Breaking Through Broadband’s Bottlenecks

As broadband, wireless, and edge infrastructure projects continue expanding across the U.S., the demands placed on logistics, procurement, and deployment partners are becoming more complex. Infrastructure providers are no longer simply looking for vendors capable of supplying materials. Many are seeking partners that can support projects from planning and funding through deployment and long-term execution.

For Millennium, that shift has helped shape the company’s growth strategy. While the company has operated in broadband infrastructure for more than two decades, Heather Wilkins, VP of National & Strategic Accounts, said Millennium is continuing to expand its role across the broader digital infrastructure market.

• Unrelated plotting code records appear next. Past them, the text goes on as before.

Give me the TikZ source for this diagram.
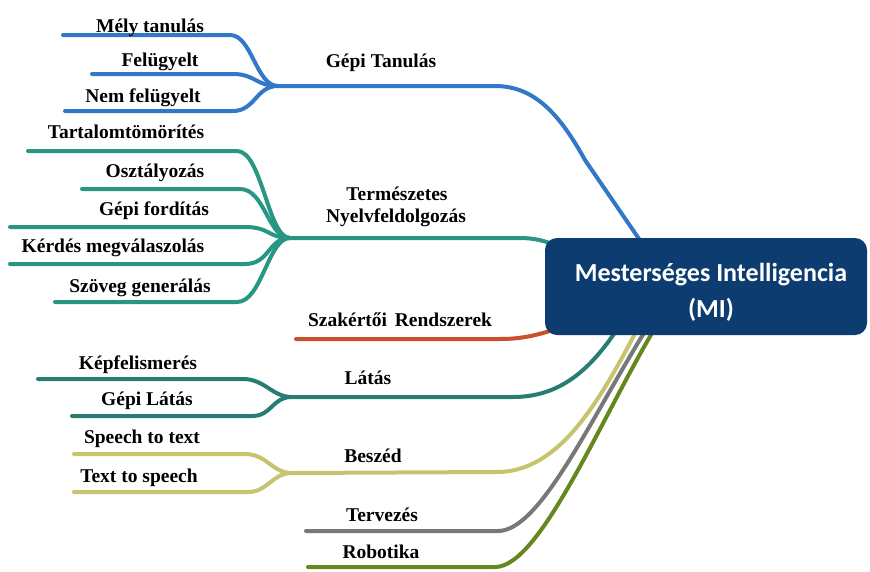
\documentclass[tikz,border=0pt]{standalone}
\usepackage{fontspec}
\setmainfont{Liberation Serif}
\newfontfamily\boxfont{Carlito}
\definecolor{cBlue}{RGB}{50,120,200}
\definecolor{cNlp}{RGB}{40,150,130}
\definecolor{cRed}{RGB}{200,80,45}
\definecolor{cVis}{RGB}{40,125,115}
\definecolor{cSpeech}{RGB}{200,195,110}
\definecolor{cGray}{RGB}{120,120,120}
\definecolor{cGreen}{RGB}{100,135,30}
\definecolor{cBox}{RGB}{12,60,112}
\tikzset{
  br/.style={line width=4pt, line cap=round},
  lbl/.style={font=\fontsize{19.5}{22}\selectfont\bfseries, inner sep=0pt, anchor=base, text=black},
  boxlbl/.style={font=\boxfont\bfseries\fontsize{26}{30}\selectfont, inner sep=0pt, anchor=base, text=white},
}
\begin{document}
\begin{tikzpicture}[x=1pt,y=-1pt]
\useasboundingbox (0,0) rectangle (870,571);
% hubs
\coordinate (hGT) at (278,86);
\coordinate (hNLP) at (290,238);
\coordinate (hVis) at (292,397);
\coordinate (hSp) at (292,473);
% ---- Gepi Tanulas branches
\coordinate (a0) at (63,35);   \coordinate (a1) at (230,35);
\coordinate (b0) at (92,74);   \coordinate (b1) at (233,74);
\coordinate (c0) at (65,111);  \coordinate (c1) at (233,111);
\draw[br,cBlue] (a0) -- (a1) .. controls +(22,0) and +(-22,0) .. (hGT);
\draw[br,cBlue] (b0) -- (b1) .. controls +(22,0) and +(-22,0) .. (hGT);
\draw[br,cBlue] (c0) -- (c1) .. controls +(22,0) and +(-22,0) .. (hGT);
% ---- NLP branches
\coordinate (d0) at (28,151);  \coordinate (d1) at (237,151);
\coordinate (e0) at (82,189);  \coordinate (e1) at (240,189);
\coordinate (f0) at (10,227);  \coordinate (f1) at (245,227);
\coordinate (g0) at (10,264);  \coordinate (g1) at (245,264);
\coordinate (h0) at (55,302);  \coordinate (h1) at (237,302);
\foreach \s/\t in {d0/d1,e0/e1,f0/f1,g0/g1,h0/h1}
  \draw[br,cNlp] (\s) -- (\t) .. controls +(25,0) and +(-22,0) .. (hNLP);
% ---- Vision branches
\coordinate (i0) at (38,379);  \coordinate (i1) at (243,379);
\coordinate (j0) at (72,416);  \coordinate (j1) at (252,416);
\draw[br,cVis] (i0) -- (i1) .. controls +(22,0) and +(-20,0) .. (hVis);
\draw[br,cVis] (j0) -- (j1) .. controls +(20,0) and +(-20,0) .. (hVis);
% ---- Speech branches
\coordinate (k0) at (74,454);  \coordinate (k1) at (245,454);
\coordinate (l0) at (74,492);  \coordinate (l1) at (248,492);
\draw[br,cSpeech] (k0) -- (k1) .. controls +(22,0) and +(-20,0) .. (hSp);
\draw[br,cSpeech] (l0) -- (l1) .. controls +(20,0) and +(-20,0) .. (hSp);
% ---- main branches into the central box
\coordinate (mGT) at (495,86);   \coordinate (eGT) at (648,252);
\coordinate (mNLP) at (520,238); \coordinate (eNLP) at (558,246);
\coordinate (sR) at (296,339);   \coordinate (mR) at (500,339);  \coordinate (eR) at (560,328);
\coordinate (mVis) at (513,397); \coordinate (eVis) at (618,328);
\coordinate (mSp) at (497,472);  \coordinate (eSp) at (638,328);
\coordinate (sT) at (306,531);   \coordinate (mT) at (498,531);  \coordinate (eT) at (647,328);
\coordinate (sRb) at (308,567);  \coordinate (mRb) at (495,567); \coordinate (eRb) at (655,328);
\draw[br,cBlue] (hGT) -- (mGT) .. controls (535,86) and (560,115) .. (585,160) -- (eGT);
\draw[br,cNlp] (hNLP) -- (mNLP) .. controls (535,238) and (545,241) .. (eNLP);
\draw[br,cRed] (sR) -- (mR) .. controls (525,339) and (540,334) .. (eR);
\draw[br,cVis] (hVis) -- (mVis) .. controls (560,397) and (590,370) .. (eVis);
\draw[br,cSpeech] (hSp) -- (mSp) .. controls (560,472) and (600,400) .. (eSp);
\draw[br,cGray] (sT) -- (mT) .. controls (540,531) and (590,420) .. (eT);
\draw[br,cGreen] (sRb) -- (mRb) .. controls (540,567) and (600,420) .. (eRb);
% ---- central box
\node[fill=cBox, rounded corners=12pt, minimum width=322pt, minimum height=97pt,
      inner sep=0pt] (mi) at (706,286.5) {};
\node[boxlbl] (miA) at (711,281) {Mesterséges Intelligencia};
\node[boxlbl] (miB) at (711,317) {(MI)};
% ---- labels
\node[lbl] (tMely) at (150,32) {Mély tanulás};
\node[lbl] (tFel) at (160,66) {Felügyelt};
\node[lbl] (tNem) at (143,102) {Nem felügyelt};
\node[lbl] (tGT) at (381,67) {Gépi Tanulás};
\node[lbl] (tTart) at (126,138) {Tartalomtömörítés};
\node[lbl] (tOszt) at (155,177) {Osztályozás};
\node[lbl] (tGF) at (154,215) {Gépi fordítás};
\node[lbl] (tKerd) at (113,252) {Kérdés megválaszolás};
\node[lbl] (tSzov) at (140,292) {Szöveg generálás};
\node[lbl] (tTerm) at (397,200) {Természetes};
\node[lbl] (tNyelv) at (396,222) {Nyelvfeldolgozás};
\node[lbl] (tSzak) at (400,326) {Szakértői\hspace{0.4em}Rendszerek};
\node[lbl] (tKep) at (138,369) {Képfelismerés};
\node[lbl] (tGL) at (147,405) {Gépi Látás};
\node[lbl] (tLat) at (368,384) {Látás};
\node[lbl] (tStt) at (142,443) {Speech to text};
\node[lbl] (tTts) at (139,482) {Text to speech};
\node[lbl] (tBesz) at (373,462) {Beszéd};
\node[lbl] (tTerv) at (382,521) {Tervezés};
\node[lbl] (tRob) at (381,558) {Robotika};
\end{tikzpicture}
\end{document}
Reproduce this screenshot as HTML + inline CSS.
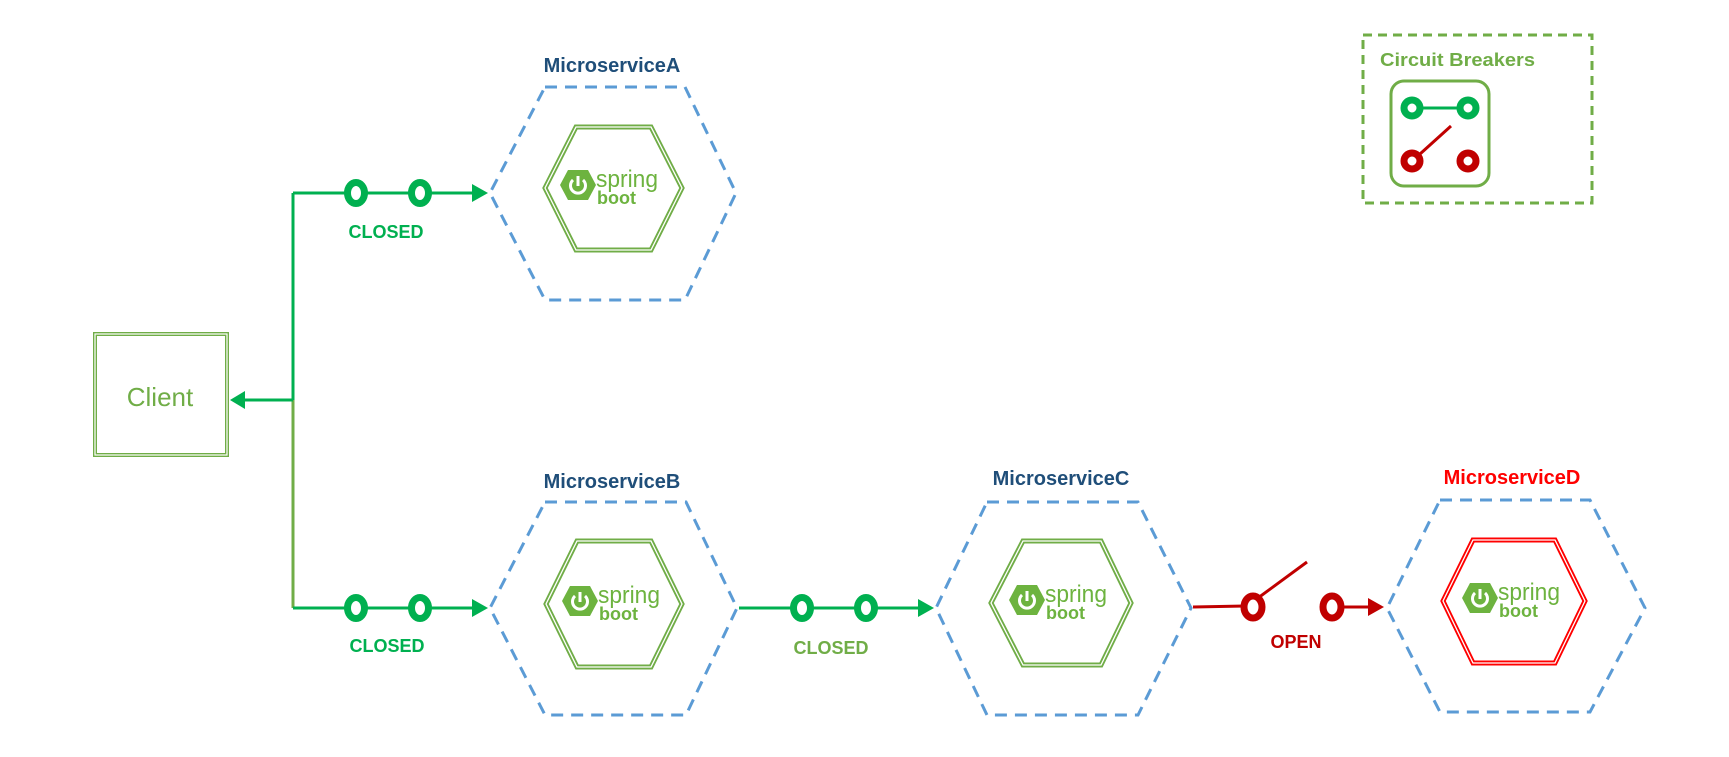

Founded in 2004, Millennium originally focused on solving delivery and supply challenges within the broadband industry. Wilkins explained that CEO James Kyle founded Millennium after identifying persistent delivery and supply challenges within the broadband market, where materials were often not arriving at project sites on time. According to Wilkins, Kyle initially addressed those gaps himself by personally transporting fiber materials directly to customers, an effort that ultimately became the foundation of the company.

Since then, the company has steadily expanded beyond traditional distribution services. Millennium now operates 19 warehouse locations nationwide while adding capabilities including fiber cutting, equipment rentals and leasing, engineering support, and bridge funding programs designed to help customers continue deployments while awaiting grant disbursements or other financing approvals.